According to a survey conducted by Koss, more than 7% of college students had coerced or attempted to coerce a date to have sex with them, yet they did not consider this to be rape or attempted rape. It’s an issue that universities in both the UK and USA are struggling to address. Earlier this year, freshers at the University of York walked out of a sexual consent talk which they considered “patronising”. Around a quarter of the students who attended the talks were said to have walked out in protest. At the University of Warwick, student George Lawlor boycotted a sexual consent talk he was invited to because he didn’t “look like a rapist”.

The truth is, there is no specific “look” to a rapist. According to Rape Crisis England & Wales, over 80% of rapes are committed by a person known to the victim. This debunks the common idea perpetuated by Rasmussen and Lawlor that rapists look like a specific type of person, usually a dangerous stranger. In reality the only quality that defines a rapist is rape. There’s no physical trait or aesthetic that renders someone more or less likely to commit the atrocity.

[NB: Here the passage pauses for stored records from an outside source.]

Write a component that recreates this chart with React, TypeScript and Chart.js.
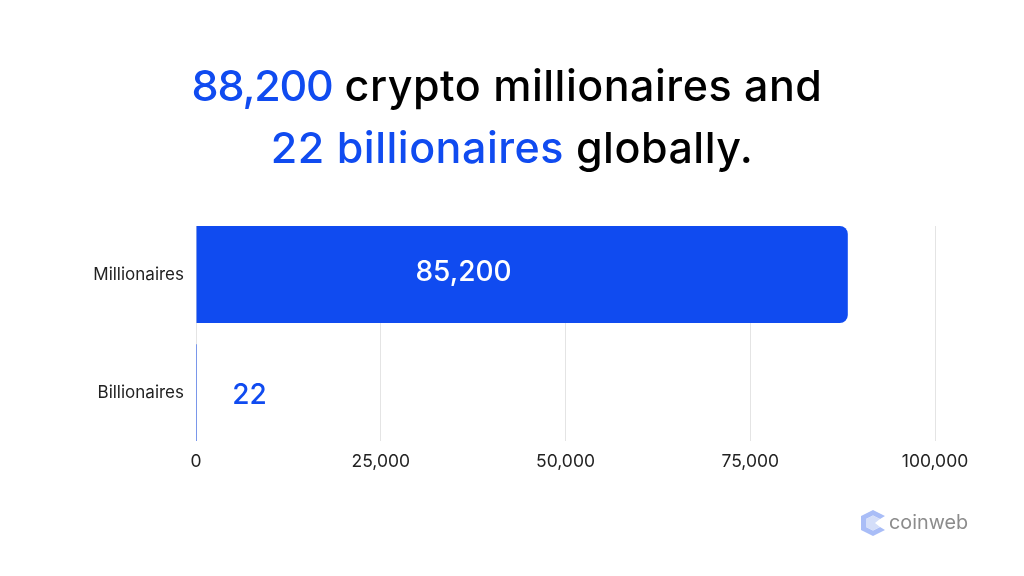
import { useEffect, useRef } from 'react'
import { Chart, registerables, type ChartConfiguration, type Plugin } from 'chart.js'

Chart.register(...registerables)

const categories = ['Millionaires', 'Billionaires']
const values = [88200, 22]
const valueLabels = ['85,200', '22']
const xTicks = [0, 25000, 50000, 75000, 100000]

const BLUE = '#104bf0'
const FONT = 'Inter, "Noto Sans", sans-serif'

// the value labels sit well left of the bar ends in the original
const valueLabelsPlugin: Plugin<'bar'> = {
  id: 'valueLabels',
  afterDatasetsDraw(chart) {
    const { ctx } = chart
    const bars = chart.getDatasetMeta(0).data
    const base = chart.scales.x.getPixelForValue(0)
    const offsets = [267.5, 53.5]
    const colors = ['#ffffff', BLUE]
    ctx.save()
    ctx.font = `500 28px ${FONT}`
    ctx.textAlign = 'center'
    ctx.textBaseline = 'middle'
    bars.forEach((bar, i) => {
      ctx.fillStyle = colors[i]
      ctx.fillText(valueLabels[i], base + offsets[i], bar.y - 2 + i * 5)
    })
    ctx.restore()
  },
}

export default function App() {
  const canvasRef = useRef<HTMLCanvasElement | null>(null)
  const chartRef = useRef<Chart<'bar'> | null>(null)

  useEffect(() => {
    const canvas = canvasRef.current
    if (!canvas) {
      return
    }

    const config: ChartConfiguration<'bar'> = {
      type: 'bar',
      data: {
        datasets: [
          {
            data: values.map((v, i) => ({ x: v, y: i })),
            backgroundColor: BLUE,
            borderRadius: { topRight: 8, bottomRight: 8, topLeft: 0, bottomLeft: 0 },
            borderSkipped: false,
            minBarLength: 1,
            categoryPercentage: 1,
            barPercentage: 0.822,
          },
        ],
      },
      options: {
        indexAxis: 'y',
        animation: false,
        responsive: false,
        layout: { padding: { top: 226, right: 89, bottom: 0, left: 0 } },
        plugins: {
          legend: { display: false },
          tooltip: { enabled: false },
          title: { display: false },
        },
        scales: {
          x: {
            type: 'linear',
            min: 0,
            max: 100000,
            afterFit: (scale) => {
              scale.height = 135
            },
            afterBuildTicks: (scale) => {
              scale.ticks = xTicks.map((value) => ({ value }))
            },
            border: { display: false },
            grid: { color: '#e4e4e4', lineWidth: 1, drawTicks: false },
            ticks: {
              color: '#222222',
              padding: 10,
              maxRotation: 0,
              font: { family: FONT, size: 17.5 },
              callback: (v) => Number(v).toLocaleString('en-US'),
            },
          },
          y: {
            type: 'linear',
            offset: false,
            reverse: true,
            min: -0.411,
            max: 1.411,
            afterFit: (scale) => {
              scale.width = 196
            },
            afterBuildTicks: (scale) => {
              scale.ticks = categories.map((_, value) => ({ value }))
            },
            border: { display: false },
            grid: { display: false, drawTicks: false },
            ticks: {
              color: '#222222',
              padding: 12,
              font: { family: FONT, size: 17 },
              callback: (v) => categories[Number(v)] ?? '',
            },
          },
        },
      },
      plugins: [valueLabelsPlugin],
    }

    chartRef.current = new Chart(canvas, config)

    return () => {
      chartRef.current?.destroy()
      chartRef.current = null
    }
  }, [])

  return (
    <div style={{ position: 'fixed', inset: 0, width: 1024, height: 576, background: '#fff', overflow: 'hidden' }}>
      <canvas ref={canvasRef} width={1024} height={576} style={{ position: 'absolute', left: 0, top: 0 }} />
      <div
        style={{
          position: 'absolute',
          left: 0,
          top: 54,
          width: 1024,
          textAlign: 'center',
          fontFamily: FONT,
          fontWeight: 500,
          fontSize: 43,
          letterSpacing: 0.5,
          lineHeight: '62px',
          color: '#000',
        }}
      >
        <div style={{ position: 'relative', left: -5 }}>
          <span style={{ color: BLUE, letterSpacing: -1.2 }}>88,200</span> crypto millionaires and
        </div>
        <div>
          <span style={{ color: BLUE }}>22 billionaires</span> globally.
        </div>
      </div>
      <svg width="26" height="28" viewBox="0 0 26 28" style={{ position: 'absolute', left: 860, top: 509 }}>
        <path d="M13 1 L25 7 L20 10 L13 6.5 L6 10 V18 L13 21.5 L20 18 L25 21 L13 27 L1 21 V7 Z" fill="#a9bdf7" />
        <path d="M13 6.5 L20 10 L15 14 L20 18 L13 21.5 L6 18 V10 Z" fill="#d4def9" />
      </svg>
      <div
        style={{
          position: 'absolute',
          left: 889,
          top: 509,
          fontFamily: FONT,
          fontSize: 19.8,
          lineHeight: '26px',
          color: '#8c8c8c',
        }}
      >
        coinweb
      </div>
    </div>
  )
}
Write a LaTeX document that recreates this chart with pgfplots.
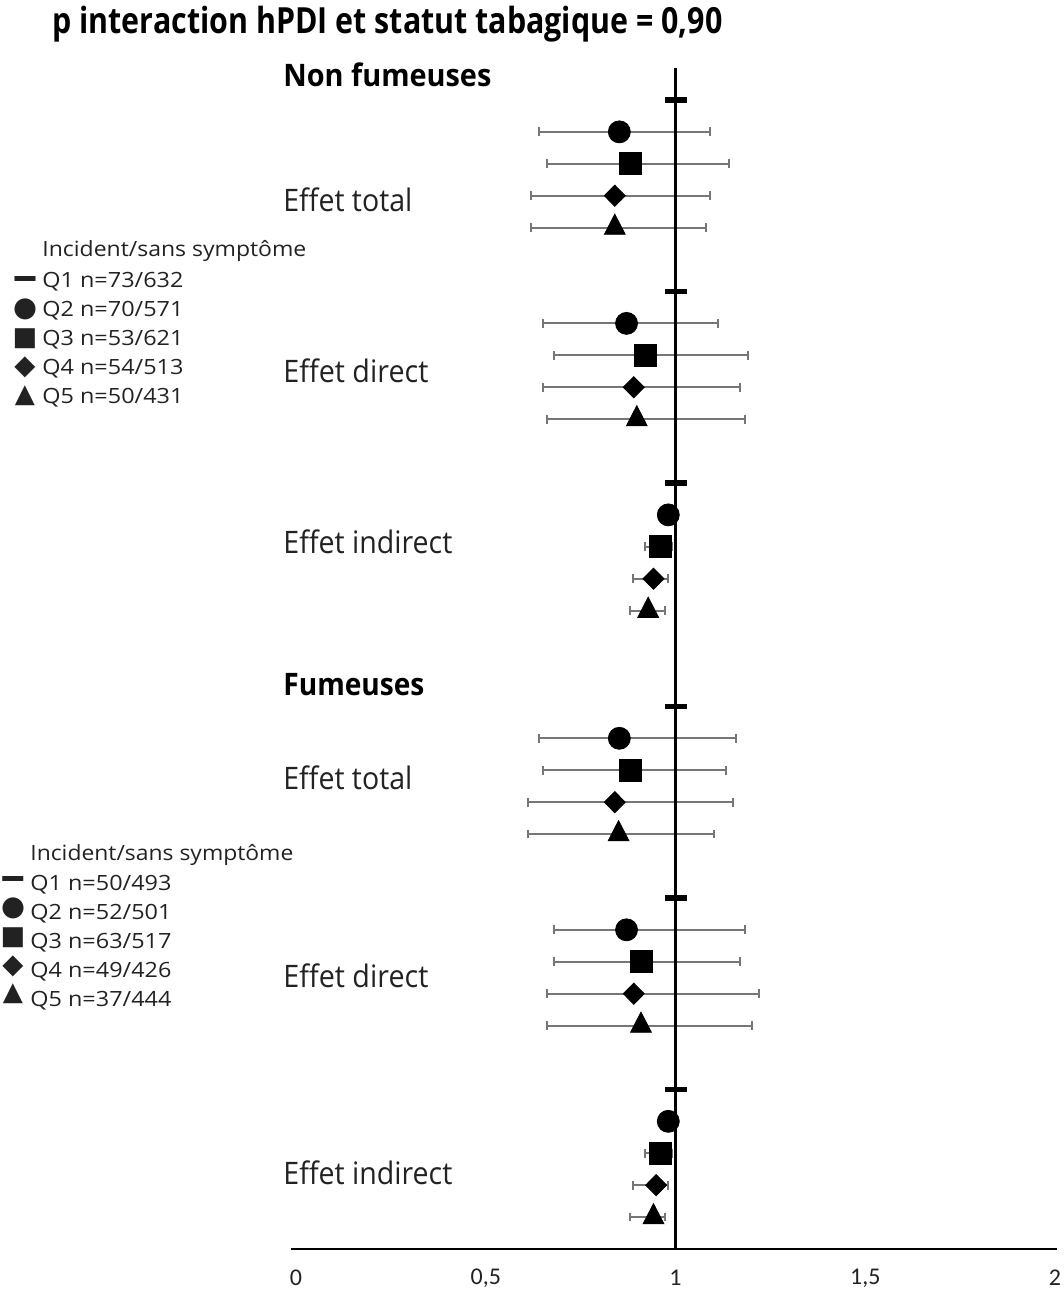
\documentclass[border=0pt]{standalone}
\usepackage{fontspec}
\setmainfont{Open Sans}
\newfontfamily\sym{DejaVu Sans}
\newfontfamily\calib{Carlito}
\usepackage{graphicx}
\usepackage{pgfplots}
\pgfplotsset{compat=1.18}
\usepackage{pgfplotstable}
\definecolor{errgray}{HTML}{767676}
\definecolor{txt}{HTML}{222222}

% Q2 (circle)
\pgfplotstableread{
x y lo hi
0.852 35 0.640 1.092
0.871 29 0.650 1.113
0.981 23 0.965 0.995
0.852 16 0.640 1.160
0.871 10 0.681 1.182
0.981 4 0.965 0.995
}\qtwo
% Q3 (square)
\pgfplotstableread{
x y lo hi
0.880 34 0.661 1.140
0.921 28 0.681 1.190
0.961 22 0.920 0.990
0.880 15 0.650 1.132
0.910 9 0.681 1.170
0.961 3 0.920 0.990
}\qthree
% Q4 (diamond)
\pgfplotstableread{
x y lo hi
0.840 33 0.619 1.092
0.890 27 0.650 1.171
0.942 21 0.889 0.980
0.840 14 0.611 1.152
0.890 8 0.661 1.221
0.949 2 0.889 0.980
}\qfour
% Q5 (triangle)
\pgfplotstableread{
x y lo hi
0.840 32 0.619 1.081
0.898 26 0.661 1.182
0.928 20 0.881 0.972
0.850 13 0.611 1.101
0.909 7 0.661 1.202
0.942 1 0.881 0.972
}\qfive

\newcommand{\T}[2]{\resizebox{#1}{\height}{#2}}
\newcommand{\Sym}[2]{\resizebox*{!}{#1}{\sym #2}}

\begin{document}
\begin{tikzpicture}
\path[use as bounding box] (0,0) rectangle (532pt,-645.5pt);
\begin{axis}[
  at={(148pt,-624.5pt)}, anchor=south west,
  scale only axis, width=379.5pt, height=590.5pt,
  xmin=0, xmax=2, ymin=0, ymax=37,
  axis x line=bottom, axis y line=none,
  x axis line style={-, line width=1pt, shorten <=-2.5pt, shorten >=-1pt},
  xtick={0,0.5,1,1.5,2}, xticklabels={0,{0,5},1,{1,5},2},
  major tick length=0pt,
  xticklabel style={anchor=center, yshift=-14.5pt, text=txt, font=\calib\fontsize{12}{14}\selectfont},
  clip=false,
  err/.style={only marks, mark=none, forget plot,
    error bars/.cd, x dir=both, x explicit,
    error bar style={draw=errgray, line width=1pt},
    error mark=|, error mark options={draw=errgray, line width=1pt, mark size=2.2pt}},
]
% error bars
\addplot[err] table[x=x, y=y, x error plus expr=\thisrow{hi}-\thisrow{x}, x error minus expr=\thisrow{x}-\thisrow{lo}] {\qtwo};
\addplot[err] table[x=x, y=y, x error plus expr=\thisrow{hi}-\thisrow{x}, x error minus expr=\thisrow{x}-\thisrow{lo}] {\qthree};
\addplot[err] table[x=x, y=y, x error plus expr=\thisrow{hi}-\thisrow{x}, x error minus expr=\thisrow{x}-\thisrow{lo}] {\qfour};
\addplot[err] table[x=x, y=y, x error plus expr=\thisrow{hi}-\thisrow{x}, x error minus expr=\thisrow{x}-\thisrow{lo}] {\qfive};
% reference line at 1
\addplot[black, line width=1.6pt, forget plot] coordinates {(1,0) (1,37)};
% markers
\addplot[only marks, black, mark=-, mark size=5.5pt, mark options={line width=2.8pt}] coordinates {(1,36) (1,30) (1,24) (1,17) (1,11) (1,5)};
\addplot[only marks, black, mark=*, mark size=5.5pt, mark options={fill=black}] table[x=x, y=y] {\qtwo};
\addplot[only marks, black, mark=square*, mark size=5.5pt, mark options={fill=black}] table[x=x, y=y] {\qthree};
\addplot[only marks, black, mark=diamond*, mark size=5.3pt, mark options={fill=black, xscale=1.32}] table[x=x, y=y] {\qfour};
\addplot[only marks, black, mark=triangle*, mark size=6pt, mark options={fill=black, yscale=1.12}] table[x=x, y=y] {\qfive};
\end{axis}

\begin{scope}[x=0.5pt, y=-0.5pt, every node/.style={inner sep=0pt, text=txt}]
% title
\node[anchor=base west, font=\bfseries\fontsize{18}{20}\selectfont, text=black] at (52,33) {\T{335pt}{p interaction hPDI et statut tabagique = 0,90}};
% group headings
\node[anchor=base west, font=\bfseries\fontsize{15.5}{18}\selectfont, text=black] at (283,86) {\T{104pt}{Non fumeuses}};
\node[anchor=base west, font=\bfseries\fontsize{15.5}{18}\selectfont, text=black] at (283,695) {\T{70.5pt}{Fumeuses}};
% effect labels
\node[anchor=base west, font=\fontsize{15.5}{18}\selectfont] at (283,211) {\T{64.5pt}{Effet total}};
\node[anchor=base west, font=\fontsize{15.5}{18}\selectfont] at (283,382) {\T{72.5pt}{Effet direct}};
\node[anchor=base west, font=\fontsize{15.5}{18}\selectfont] at (283,553) {\T{84.5pt}{Effet indirect}};
\node[anchor=base west, font=\fontsize{15.5}{18}\selectfont] at (283,789) {\T{64.5pt}{Effet total}};
\node[anchor=base west, font=\fontsize{15.5}{18}\selectfont] at (283,987) {\T{72.5pt}{Effet direct}};
\node[anchor=base west, font=\fontsize{15.5}{18}\selectfont] at (283,1184) {\T{84.5pt}{Effet indirect}};
% legend 1
\node[anchor=base west, font=\fontsize{10.5}{12}\selectfont] at (42,256) {\T{132pt}{Incident/sans symptôme}};
\node[anchor=base west, font=\fontsize{10.5}{12}\selectfont] at (42,287) {\T{70.5pt}{Q1 n=73/632}};
\node[anchor=base west, font=\fontsize{10.5}{12}\selectfont] at (42,316) {\T{70.5pt}{Q2 n=70/571}};
\node[anchor=base west, font=\fontsize{10.5}{12}\selectfont] at (42,345) {\T{70.5pt}{Q3 n=53/621}};
\node[anchor=base west, font=\fontsize{10.5}{12}\selectfont] at (42,374) {\T{70.5pt}{Q4 n=54/513}};
\node[anchor=base west, font=\fontsize{10.5}{12}\selectfont] at (42,403) {\T{70.5pt}{Q5 n=50/431}};
\node at (25,279) {\resizebox{13pt}{3pt}{\sym ▬}};
\node at (25,309) {\Sym{10.5pt}{●}};
\node at (25,339) {\Sym{10pt}{■}};
\node at (25,367) {\Sym{10.5pt}{◆}};
\node at (25,396) {\Sym{10pt}{▲}};
% legend 2
\node[anchor=base west, font=\fontsize{10.5}{12}\selectfont] at (30,860) {\T{131.5pt}{Incident/sans symptôme}};
\node[anchor=base west, font=\fontsize{10.5}{12}\selectfont] at (30,890) {\T{70.5pt}{Q1 n=50/493}};
\node[anchor=base west, font=\fontsize{10.5}{12}\selectfont] at (30,919) {\T{70.5pt}{Q2 n=52/501}};
\node[anchor=base west, font=\fontsize{10.5}{12}\selectfont] at (30,948) {\T{70.5pt}{Q3 n=63/517}};
\node[anchor=base west, font=\fontsize{10.5}{12}\selectfont] at (30,977) {\T{70.5pt}{Q4 n=49/426}};
\node[anchor=base west, font=\fontsize{10.5}{12}\selectfont] at (30,1006) {\T{70.5pt}{Q5 n=37/444}};
\node at (13,879) {\resizebox{13pt}{3pt}{\sym ▬}};
\node at (13,908) {\Sym{10.5pt}{●}};
\node at (13,938) {\Sym{10pt}{■}};
\node at (13,966) {\Sym{10.5pt}{◆}};
\node at (13,994) {\Sym{10pt}{▲}};
\end{scope}
\end{tikzpicture}
\end{document}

These attitudes all contributes to rape culture. From social media reactions to the Evans and Turner cases, it’s clear that many are fighting to maintain the old, inadequate ideas of rape, blaming the victims for drinking, and absolving the accused rapists of their actions because they don’t fit a limited and ridiculous rapist ‘mould’. It’s difficult to say what the solution is, but it’s clear that the way rape is reported in the news and handled by the legal system aren’t helping to break down the widely held societal misconceptions around rape.